Dehors
Depuis trois jours tombe sans interruption la même averse, le même orage. La nuit, les éclairs convulsent contre la vitre gauche de la chambre. Les trains à l'extérieur restent exposés au ciel toutes vitres ouvertes. Le matin, dans les wagons inondés, le sol coule fonction du sens de la marche, du rythme des arrêts. Les sièges sont imbibés, on s'assoit un sur deux. On se croirait pressé dans une fiction-bis qui aurait pu être, un tracé parallèle potentiellement prenable mais qu'on s'est retenu d'emprunter. On n'y est pas, pourtant. La journée (mettons onze heures), il fait déjà nuit dehors, et les façades d'immeuble reflètent le gris des nuages. Dans les rues l'humidité s'avale et se respire.
Dedans
Coup de tête deuxième partie arrive à son terme. Depuis deux semaines, je relis les mêmes dix dernières pages, celles qui viennent d'être ajoutées, corrigées et greffées au reste (qui date de décembre dernier). Durant le week-end, sans doute, je construirai une version liseuse de cette partie II, à emporter la journée, à relire entre deux trains ou deux heures de rien. Nous ne sommes pas loin d'une version quasi-définitive, semblable au travail effectué sur la première partie en début d'année. Se pose (pourtant) toujours le sempiternel problème de la fin (de partie j'entends). Je ne sais pas vraiment comment (où) couper, j'ai tendance à trop en faire. Je m'interdis d'arrêter un chapitre en plein milieu d'une phrase, c'est peut-être une déviance, une erreur. Je veux trop bien faire, trop bien enrober les choses. Que tout sonne juste et soit joli. Je dois m'en défaire et trancher vif, utile, en accord avec le reste.
A la fin de la partie II, le narrateur doit être dans une configuration mentale qui permettrait l'espoir d'accéder à. Je dois transmettre à la page cette illusion d'y être – tour de passe-passe – pour aussitôt la trancher net. Délicat.
Idem pour la sensation de faim, de chaleur stagnante, qui sont censées traverser le récit, rester palpable mais non visible, gardée cachée sous la surface.

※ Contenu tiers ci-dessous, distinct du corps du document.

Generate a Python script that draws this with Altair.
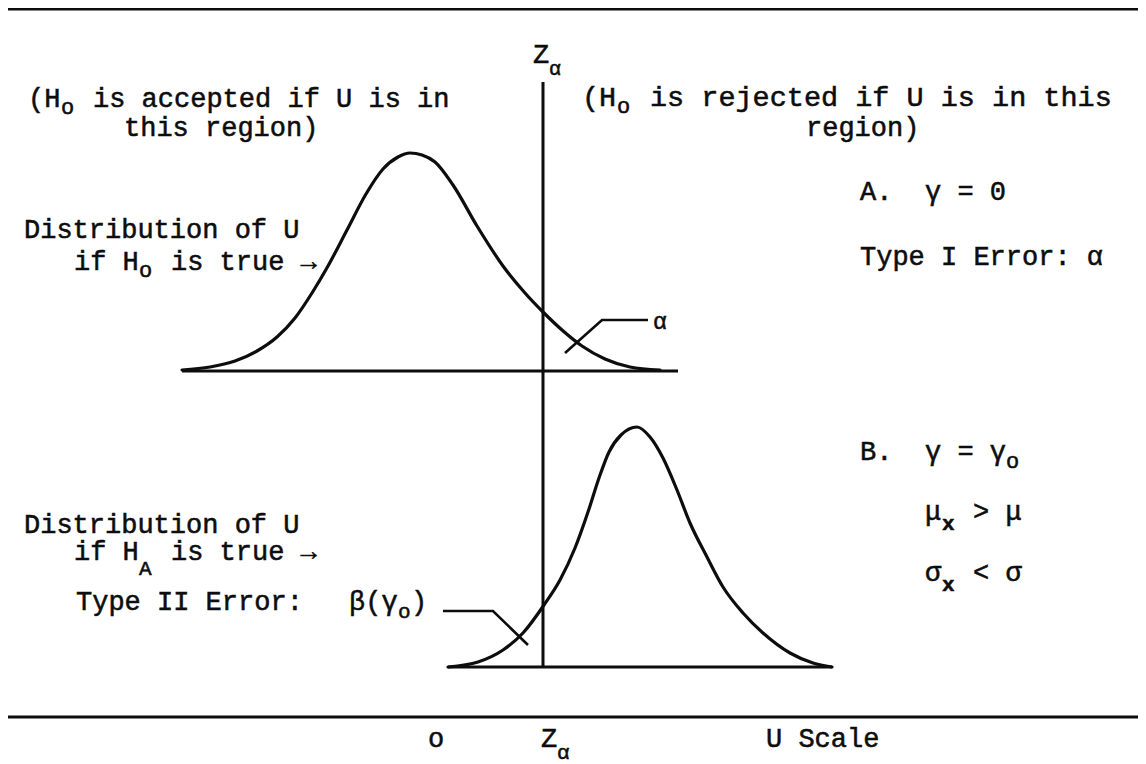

Manipulation peu évidente à appliquer. Illusion d'y être, là encore. Je dois reprendre les impressions ressenties à la lecture de Faim de Knut Hamsun, prendre ce que j'ai à y prendre, laisser le reste. Gérer cet équilibre qui peine à prendre. J'ai peut-être encore trop le nez dessus pour avoir une vision juste et panoramique de ce degré du texte. D'où la nécessité de changer de format, peut-être même virer papier, gagner cette hauteur là.
J'ai cru il y a quelques semaines que mon emploi du temps actuel n'était plus compatible avec l'écriture longue sur la durée. L'écriture courte, quotidienne, fragmentaire de mes projets parallèles semblait plus adapté. Bien sûr, c'est une excuse. Le mot adapté, justement, ne l'est pas : c'est confortable qu'il vaudrait mieux dire. Coup de tête avance lentement, avance quand même, je bataille, je m'en contente parfois, je me reprends souvent. La partie II sera lisible d'ici la fin du mois sans doute, ensuite je passerai à la III, en attendant le reste.